Chirality presupposes some sort of motion or transformation (of the objects together with the surrounding space) to superimpose the left and right handed objects upon each other. It can be either a mirror-reflection that in one step exchanges every point with its chiral counterpart, or a smooth physical motion (requiring one extra dimension, such as placing the 2-d surface of one hand against the 2-d surface of the other by moving it through three dimensional space).
Inside and outside are perfectly sensible concepts mathematically but it is not that common (in particular there is nothing as generic as "inside" and "outside" themselves that would tend to apply when those words do) to have a transformation that exchanges the two. That is true even if one is allowed to distort distances by stretching and twisting the space unevenly. There are operations like inversion in elementary geometry that, loosely speaking, exchange inside and outside of a circle, but these really are switching the in/outside of a punctured circle, or an annulus, which in this context is an after-the-fact complication of the original geometric figure to make the transformation "work" (*), and not a manifestation of any fundamental interchangeability of the two sides.
The transformational picture makes some sense for local orientation. A curve in the plane, a surface in space, and generally an n-dimensional surface in (n+1)-dimensional space, will locally (that is, near any point of the surface, or in small regions) divide the space into a "left" and a "right" side relative to the surface. If there is a global division of the space into parts inside/outside the surface, this will coincide with a notion of local left/right orientation for the surface (one direction will point IN and the other OUT, near any point). If you place this picture into a space one dimension higher, such as drawing a circle in the plane and placing the plane into a 3-dimensional surrounding space, then the local arrows that point "left" and "right" in the plane at each point of the circle, can be rotated in the additional dimension until they are exchanged. There is another type of transformation between left and right in the case of non-orientable surfaces like the Moebius strip. There, you can switch left and right by following particular types of loops through any given point, like an ant walking the length of the Moebius strip, and finding that when it returns the notion of left and right (or up and down, from ant's point of view) have been reversed.

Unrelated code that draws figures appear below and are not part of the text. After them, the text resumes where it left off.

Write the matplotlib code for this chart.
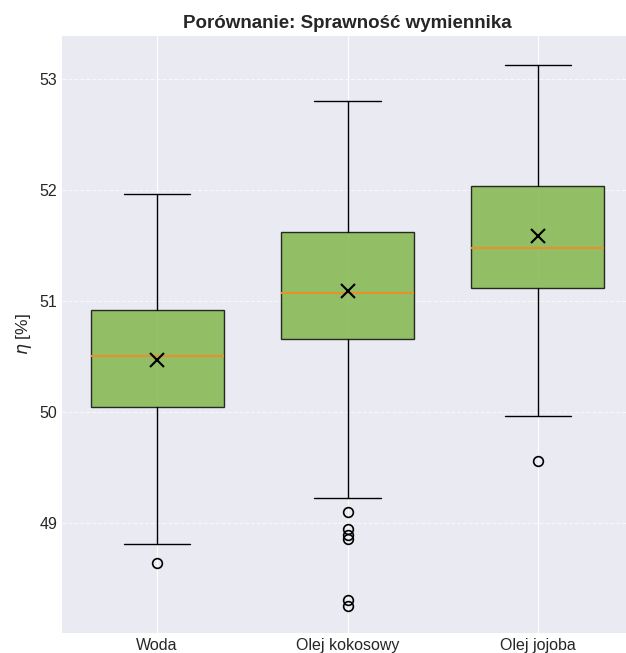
import matplotlib
matplotlib.use("Agg")
import matplotlib.pyplot as plt

plt.style.use("seaborn-v0_8-darkgrid")
plt.rcParams["font.family"] = ["Liberation Sans", "DejaVu Sans"]

labels = ["Woda", "Olej kokosowy", "Olej jojoba"]
whislo = [48.81, 49.23, 49.97]
q1 = [50.05, 50.66, 51.12]
med = [50.51, 51.07, 51.48]
q3 = [50.92, 51.62, 52.04]
whishi = [51.97, 52.80, 53.13]
means = [50.47, 51.09, 51.59]
fliers = [
    [48.64],
    [49.10, 48.95, 48.89, 48.86, 48.31, 48.25],
    [49.56],
]

stats = []
for i, lab in enumerate(labels):
    stats.append(dict(label=lab, whislo=whislo[i], q1=q1[i], med=med[i],
                      q3=q3[i], whishi=whishi[i], mean=means[i],
                      fliers=fliers[i]))

fig = plt.figure(figsize=(6.26, 6.53), dpi=100)
ax = fig.add_axes([62 / 626, 20 / 653, 571 / 626, 597 / 653])

ax.bxp(stats, positions=[1, 2, 3], widths=0.7, patch_artist=True,
       showmeans=True,
       boxprops=dict(facecolor="#7cb342", alpha=0.8, edgecolor="black", linewidth=1),
       medianprops=dict(color="#e8912a", linewidth=1.5),
       meanprops=dict(marker="x", markeredgecolor="black", markersize=10, markeredgewidth=1.5),
       whiskerprops=dict(color="black", linewidth=1),
       capprops=dict(color="black", linewidth=1),
       flierprops=dict(marker="o", markerfacecolor="none", markeredgecolor="black",
                       markersize=7, markeredgewidth=1.2))

ax.set_xlim(0.5, 3.5)
ax.set_ylim(48.01, 53.39)
ax.set_yticks([49, 50, 51, 52, 53])
ax.grid(axis="y", linestyle="--", alpha=0.7)
ax.grid(axis="x", linestyle="-")
ax.tick_params(labelsize=11.5)
ax.set_ylabel(r"$\eta$ [%]", fontsize=12.5)
ax.set_title("Porównanie: Sprawność wymiennika", fontsize=13.5, fontweight="bold")

fig.savefig("out.png", dpi=100)
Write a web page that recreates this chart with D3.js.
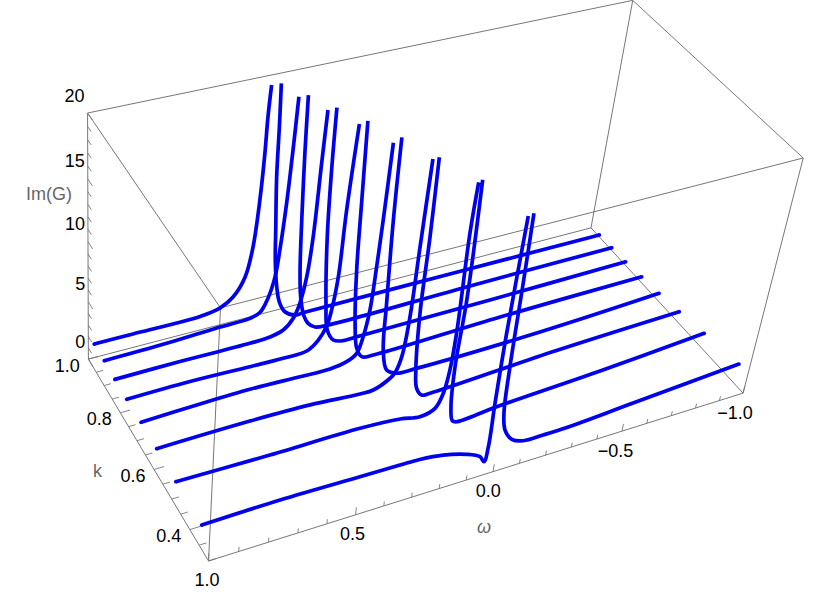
<!DOCTYPE html>
<html><head><meta charset="utf-8">
<style>html,body{margin:0;background:#fff}svg{display:block}text{font-family:"Liberation Sans",Arial,sans-serif;font-size:18px}</style>
</head><body><svg id="c" width="830" height="592"></svg>
<script src="https://cdn.jsdelivr.net/npm/d3@7"></script>
<script>
// ---- data: [omega, Im(G)]; null = gap where the peak leaves the plot
const kValues=[0.95,0.88,0.81,0.73,0.64,0.55,0.45,0.33];
const curve1=[[1.007,2.52],[0.871,2.53],[0.728,2.50],[0.630,2.55],[0.558,2.84],[0.511,3.52],[0.470,5.02],[0.447,7.46],[0.432,11.30],[0.424,15.06],[0.421,17.87],[0.415,20.29],null,[0.381,20.26],[0.378,16.88],[0.376,12.89],[0.367,8.71],[0.360,5.68],[0.348,3.42],[0.334,2.00],[0.310,0.98],[0.270,0.43],[0.225,0.45],[-0.348,0.45],[-0.989,0.42]];
const curve2=[[1.011,2.72],[0.793,2.81],[0.614,3.01],[0.493,3.09],[0.457,3.38],[0.430,4.48],[0.409,6.20],[0.398,8.40],[0.385,12.21],[0.375,16.63],[0.368,20.45],null,[0.335,20.43],[0.332,15.94],[0.325,10.49],[0.317,6.23],[0.307,3.84],[0.290,2.12],[0.270,1.24],[0.242,0.74],[0.190,0.60],[-0.374,0.70],[-0.978,0.74]];
const curve3=[[1.014,2.77],[0.788,2.81],[0.538,2.77],[0.465,2.85],[0.417,3.16],[0.382,4.00],[0.362,5.17],[0.344,7.32],[0.332,10.59],[0.323,16.44],[0.316,20.49],null,[0.285,20.52],[0.285,15.72],[0.280,10.30],[0.263,4.54],[0.249,2.10],[0.222,1.03],[0.183,0.72],[0.131,0.75],[-0.399,0.79],[-0.974,0.92]];
const curve4=[[1.019,3.00],[0.802,3.05],[0.590,2.92],[0.470,2.86],[0.384,2.94],[0.344,3.64],[0.317,4.69],[0.304,5.98],[0.290,8.72],[0.282,14.12],[0.265,20.68],null,[0.236,20.77],[0.230,14.40],[0.224,8.89],[0.210,4.25],[0.194,1.94],[0.171,1.04],[0.126,0.90],[-0.372,1.17],[-0.967,1.27]];
const curve5=[[1.023,3.25],[0.823,3.42],[0.650,3.49],[0.472,3.37],[0.363,3.32],[0.303,3.56],[0.268,4.06],[0.250,5.38],[0.235,7.56],[0.227,11.11],[0.221,14.83],[0.214,20.72],null,[0.186,20.99],[0.184,14.63],[0.175,7.76],[0.168,3.70],[0.146,1.78],[0.105,1.22],[0.029,1.15],[-0.458,1.28],[-0.953,1.77]];
const curve6=[[1.024,3.25],[0.708,3.34],[0.497,3.25],[0.316,2.95],[0.268,2.97],[0.209,3.60],[0.193,3.95],[0.174,5.24],[0.161,8.55],[0.155,14.21],[0.147,20.90],null,[0.125,20.92],[0.123,14.82],[0.125,8.61],[0.114,3.69],[0.102,1.99],[0.079,1.23],[0.047,1.17],[-0.438,1.74],[-0.951,2.07]];
const curve7=[[1.020,2.97],[0.704,2.88],[0.388,2.90],[0.242,2.67],[0.168,2.35],[0.114,2.71],[0.090,3.86],[0.077,5.78],[0.071,8.84],[0.073,16.90],[0.067,20.71],null,[0.054,20.84],[0.050,11.46],[0.059,5.95],[0.053,2.43],[0.040,1.09],[0.022,0.87],[-0.129,1.16],[-0.533,1.63],[-0.958,2.29]];
const curve8=[[1.008,2.35],[0.748,2.45],[0.473,2.35],[0.331,2.30],[0.260,2.26],[0.173,2.00],[0.083,1.40],[0.030,0.80],[0.011,0.21],[0.003,1.49],[0.004,5.29],[0.002,11.13],[-0.009,20.20],null,[-0.028,20.30],[-0.030,14.93],[-0.031,8.16],[-0.037,4.14],[-0.052,2.57],[-0.085,1.51],[-0.132,1.04],[-0.209,1.00],[-0.300,1.02],[-0.559,1.41],[-0.989,2.05]];
const curves=[curve1,curve2,curve3,curve4,curve5,curve6,curve7,curve8];
const omegaDomain=[1,-1], kDomain=[1,0.3], imDomain=[0,20];
const omegaLabels=[1,0.5,0,-0.5,-1], kLabels=[1,0.8,0.6,0.4], imLabels=[0,5,10,15,20];

// ---- scales to the unit box
const U=d3.scaleLinear().domain(omegaDomain).range([0,1]);
const V=d3.scaleLinear().domain(kDomain).range([0,1]);
const W=d3.scaleLinear().domain(imDomain).range([0,1]);

// ---- perspective camera calibrated on the eight box corners (u,v,w -> page x,y)
const cameraAnchors=[[0,0,0,88,359],[0,1,0,209,561],[1,0,0,591,228],[1,1,0,743,393],[0,0,1,88,113],[0,1,1,220,308],[1,0,1,632.7,0.3],[1,1,1,803.3,158]];
function solveCamera(){
  const A=[],B=[];
  cameraAnchors.forEach(([u,v,w,x,y])=>{
    A.push([u,v,w,1,0,0,0,0,-x*u,-x*v,-x*w]);B.push(x);
    A.push([0,0,0,0,u,v,w,1,-y*u,-y*v,-y*w]);B.push(y);
  });
  const n=11,M=[];
  for(let i=0;i<n;i++){M.push([]);for(let j=0;j<=n;j++){let s=0;for(let r=0;r<A.length;r++)s+=A[r][i]*(j<n?A[r][j]:B[r]);M[i].push(s);}}
  for(let i=0;i<n;i++){let p=i;for(let r=i;r<n;r++)if(Math.abs(M[r][i])>Math.abs(M[p][i]))p=r;[M[i],M[p]]=[M[p],M[i]];
    for(let r=0;r<n;r++)if(r!==i){const f=M[r][i]/M[i][i];for(let j=i;j<=n;j++)M[r][j]-=f*M[i][j];}}
  return M.map((r,i)=>r[n]/r[i]);
}
const P=solveCamera();
function cam(u,v,w){const d=P[8]*u+P[9]*v+P[10]*w+1;return[(P[0]*u+P[1]*v+P[2]*w+P[3])/d,(P[4]*u+P[5]*v+P[6]*w+P[7])/d];}
const project=(om,k,im)=>cam(U(om),V(k),W(im));

const svg=d3.select('#c');
const GRAY='#777';
const seg=(g,a,b,w)=>g.append('line').attr('x1',a[0]).attr('y1',a[1]).attr('x2',b[0]).attr('y2',b[1]).attr('stroke',GRAY).attr('stroke-width',w);

// ---- box edges
const box=svg.append('g');
const vtx=[[0,0,0],[1,0,0],[1,1,0],[0,1,0],[0,0,1],[1,0,1],[1,1,1],[0,1,1]];
[[0,1],[1,2],[2,3],[3,0],[4,5],[5,6],[6,7],[7,4],[0,4],[1,5],[2,6],[3,7]].forEach(([a,b])=>seg(box,cam(...vtx[a]),cam(...vtx[b]),1));

// ---- ticks
const ticks=svg.append('g');
const major=(v,list)=>list.some(m=>Math.abs(m-v)<1e-6);
U.ticks(20).forEach(om=>{const L=major(om,omegaLabels)?0.033:0.02;
  seg(ticks,cam(U(om),1,0),cam(U(om),1,L),0.9);});
V.ticks(14).forEach(k=>{const L=major(k,kLabels)?0.017:0.012;
  seg(ticks,cam(0,V(k),0),cam(L,V(k),0),0.9);});
W.ticks(20).forEach(z=>{const L=major(z,imLabels)?0.04:0.03;
  seg(ticks,cam(0,0,W(z)),cam(0,L,W(z)),0.9);});

// ---- tick labels
const fmt=d3.format('.1f');
const minus=s=>s.replace('-','\u2212');
const label=(x,y,t,anchor)=>svg.append('text').attr('x',x).attr('y',y).attr('dy','0.36em').attr('text-anchor',anchor||'middle').attr('fill','#000').text(t);
const omegaShift=d3.scaleLinear().domain(omegaDomain).range([-1.5,-8]);
omegaLabels.forEach(om=>{const p=project(om,kDomain[1],0);label(p[0]+omegaShift(om),p[1]+19,minus(fmt(om)));});
kLabels.forEach(k=>{const p=project(omegaDomain[0],k,0);label(p[0]-21,p[1]+6,fmt(k));});
imLabels.forEach(z=>{const p=project(omegaDomain[0],kDomain[0],z);label(p[0]-3,p[1]-18,String(z),'end');});

// ---- axis titles
const title=(x,y,t,it)=>svg.append('text').attr('x',x).attr('y',y).attr('dy','0.36em').attr('text-anchor','middle').attr('fill','#666').attr('font-style',it?'italic':null).text(t);
title(49,194,'Im(G)');
title(97.5,471,'k');
title(484,527,'\u03c9',true);

// ---- curves: flat cuts at the clipped peak tops, round outer ends
const LW=3.7;
const g=svg.append('g');
curves.forEach((c,i)=>{
  const k=kValues[i];
  const line=d3.line().defined(d=>d!==null).x(d=>project(d[0],k,d[1])[0]).y(d=>project(d[0],k,d[1])[1]).curve(d3.curveCatmullRom.alpha(0.5));
  g.append('path').attr('d',line(c)).attr('fill','none').attr('stroke','#0000f0').attr('stroke-width',LW).attr('stroke-linejoin','round').attr('stroke-linecap','butt');
  [c[0],c[c.length-1]].forEach(d=>{const p=project(d[0],k,d[1]);
    g.append('circle').attr('cx',p[0]).attr('cy',p[1]).attr('r',LW/2).attr('fill','#0000f0');});
});
</script></body></html>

One difference between these transformations and the case of chiral hands, gloves and socks in 3-dimensional space is that for the familiar physical objects, the space and the objects are directly moved by the transformation. In the case of local orientations and higher dimensional placements of the object, the placements and orientations are a sort of extra structure added to the object at each point, and the transformations are moving the structure around while keeping the object in place.
notes:
There was a much upvoted earlier discussion here, of topological inside-out transformations and how to formalize them: Why can you turn clothing right-side-out?
(*) by making the transformation "work" I mean that the inside and outside generally are topologically different, so no transformation of the space can make them truly equivalent without some modification of the figure. For example, the outside of a circle or a sphere looks (topologically, i.e. with stretching allowed) like the inside with a solid piece removed. After removing a similar piece from the inside component it becomes topologically the same as the outside, creating the potential to use an inversion or some sort of continuous flow of the space through one higher dimension, to interexchange the two regions. Such a transformation cannot be a distance-preserving operation like a mirror reflection, so even if you allow this sort of modification of the original figure, there is no perfect analogy with the intuitive motivation of an orientation-reversing, but distance-preserving, correspondence between left and right handed gloves, socks, shoes or sugar molecules.